PBH also unveiled a comprehensive, consumer-driven suite of resources to support the produce industry. Key components of the transformation include:
- Comprehensive digital ecosystem and integrated content strategy:
- Tech-savvy Millennial and Gen Z consumers crave food inspiration through various digital channels, so PBH is launching a highly interactive website. The new site is highly intuitive to fruit and vegetable information-gathering consumers and also contains numerous resources for industry members and influencers, featuring nearly 3,000 pages of content, more than 450 recipes, nearly 100 third-party contributors and almost 20 new series of articles. More than 40 additional series of articles will be unveiled later this year.
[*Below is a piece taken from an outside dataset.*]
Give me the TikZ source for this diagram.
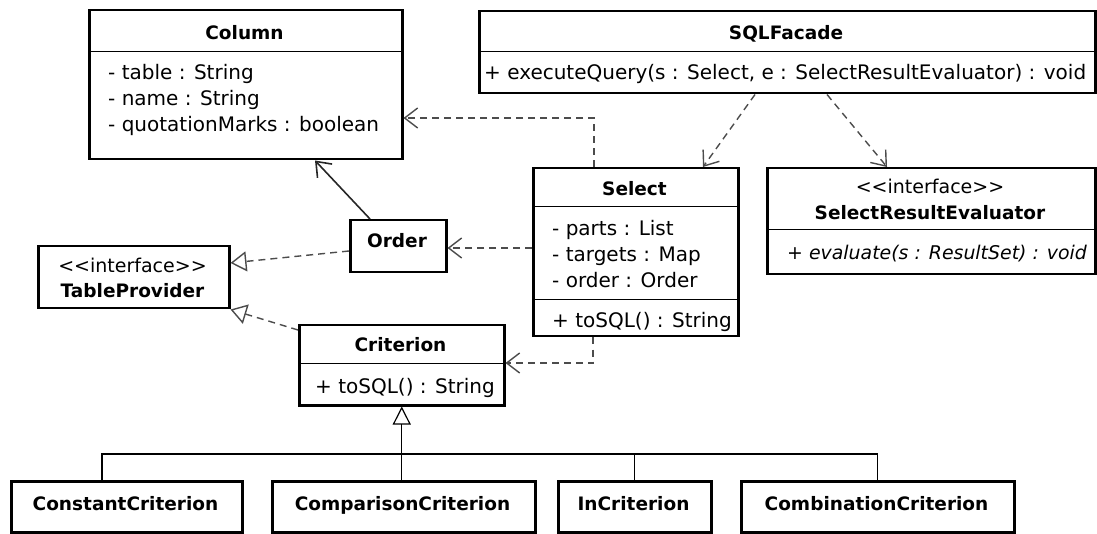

- With more than 1 million followers on Facebook alone, PBH recognizes the power of digital and social media with Millennials and Gen Z. PBH also refreshed its e-newsletters and social channels with improved content and images to answer consumers’ call for relevant information that makes shopping for, preparing and eating fruits and vegetables easier and more enjoyable.
- Expanded and elite influencer network:
Millennials and Gen Z are inspired by individuals, including health and wellness professionals and beyond. That’s why PBH created a new, elite network of 16 Fruit & Vegetable Ambassadors in Action, comprised of registered dietitians, chefs, sports nutrition and fitness gurus and lifestyle experts, to offer actionable, no-nonsense advice. In addition, PBH is working with its members on a key opinion leader outreach strategy to increase the prominence of fruits and vegetables in the broader food dialogue, complementing its consumer-facing efforts.
- Enhanced research and thought leadership platforms:
PBH will continue to support food, nutrition and behavioral research as well as consumer insights and education to better understand the health, well-being, cultural and lifestyle benefits of fruits and vegetables. The organization will also elevate existing efforts to convene critical value chain stakeholders, health and wellness professionals and thought leaders to identify and collectively activate against solutions to increase Americans’ fruit and vegetable consumption as part of the Have A Plant movement.
“The Produce for Better Health Foundation dares to inspire change and collaboration as well as push boundaries within the produce industry and beyond, to bring fruits and vegetables to the center of the plate when it comes to the plant-centric dialogue,” says Reinhardt Kapsak. “Our direct line to information-seeking influencers and consumers as well as our insights into their habits and desires drove us to create a lasting, behavioral science-backed movement, which will allow us to authentically and credibly advocate for healthier, happier lives by enjoying all types of fruits and vegetables every single day.”